Photo Credit: Victor

As the bow of the ferry cuts through the serene waters and sedately approaches Austria's village of Hallstatt, it's easy to feel like you’ve stepped back in time. The earliest proof of human existence in the area dates back to 12,000 B.C. so it’s not surprising that the place looks like it stepped off the pages of a history book. The colorful gothic and baroque-style buildings are built straight into the side of the mountain and perched precariously above the the picturesque lake below. It takes less than 30 minutes to walk the breadth of the village but don’t underestimate its tiny size as there are boundless opportunities for adventure in Austria’s lake district. There are mountains to climb, the world's oldest salt mine to explore, ice caves to traverse, and of course, the water.

Photo Credit: Lindsay Hahn

The scenery is idyllic and you could gaze at the adorable houses all day, but Hallstatt’s most fascinating feature is one you’ll certainly miss if you are content enjoying outward appearances. Instead, take a short walk over to the Catholic church, stroll through the tiny cemetery and keep your eyes peeled for a building with double doors which, rather shockingly, features skulls on the exterior. Twist the handle, step through the threshold and you will find yourself in a dimly lit, whitewashed interior piled full of bones and human skulls.

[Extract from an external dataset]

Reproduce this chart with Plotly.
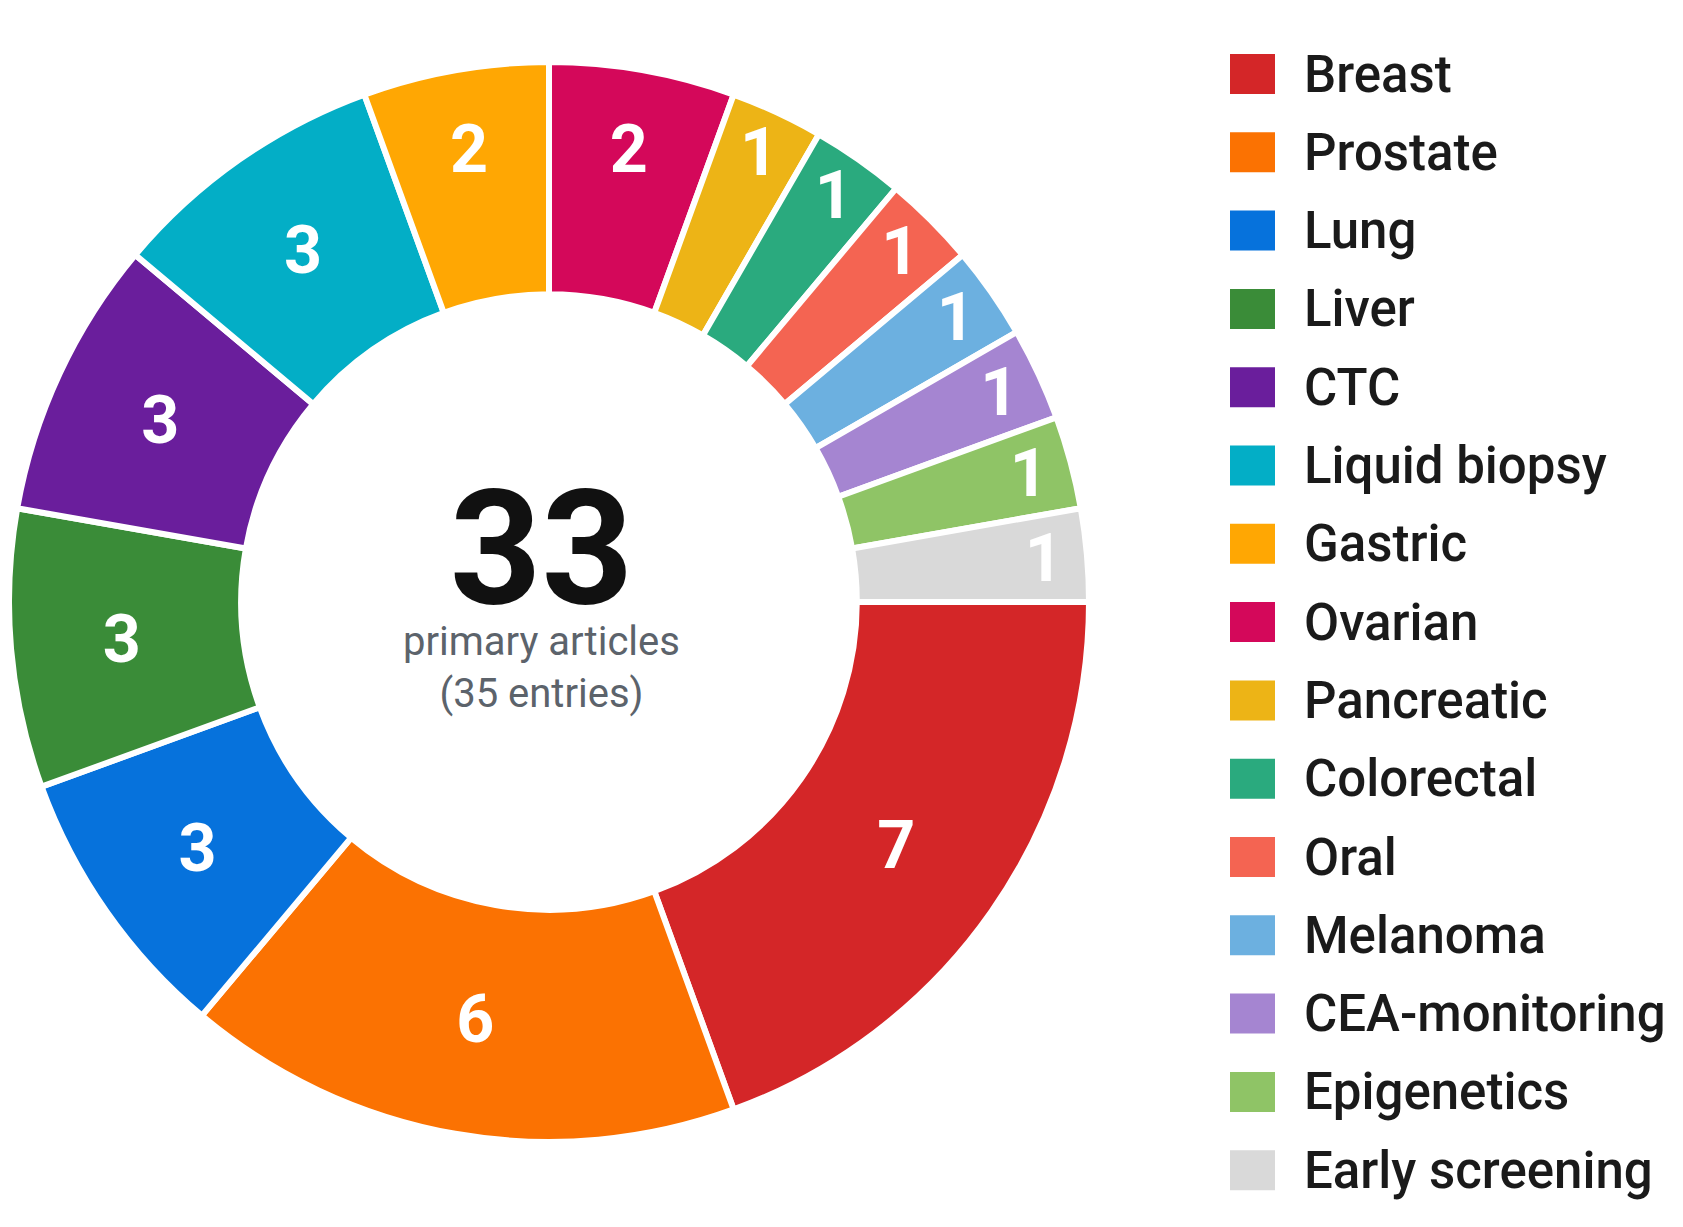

Photo Credit: Lindsay Hahn

The scene may sound gruesome, but Beinhaus, the bone chapel, has been a regular part of life for residents of Hallstatt for centuries. Located in a village the location of which limited any kind of growth, the adjacent cemetery quickly reached capacity. This forced residents to get creative with their burial techniques. Their solution? A bone chapel.

In the 12th century they decided to unearth the bodies that had been buried at least 10-20 years to make room for the newly deceased. They removed the skulls and remaining bones from the graves, cleaned them and bleached them in the sun for several weeks. The resurrected bones were then used to decorate the chapel.

Beginning in the 1720s, artistic designs were painted on the skulls’ as a sign of respect. Placing flowers on the grave was no longer an option so instead, they pressed the tip of a paintbrush to the ivory surface to create pictures of roses, oak leaves, laurel, and ivy. The result is a collection of thousands of artistically painted skulls, stacked neatly in rows by family.

The necessity of a more spacious cemetery decreased drastically as cremation became a more viable option in the modern world. However, that shouldn't stop you from letting the bone chapel be your final resting place if you so choose. If you feel a particular attachment to the centuries-old village after your visit, you are more than welcome to state the request in your last will and testament. So...any takers? If you'd rather remain a visitor, that's okay too.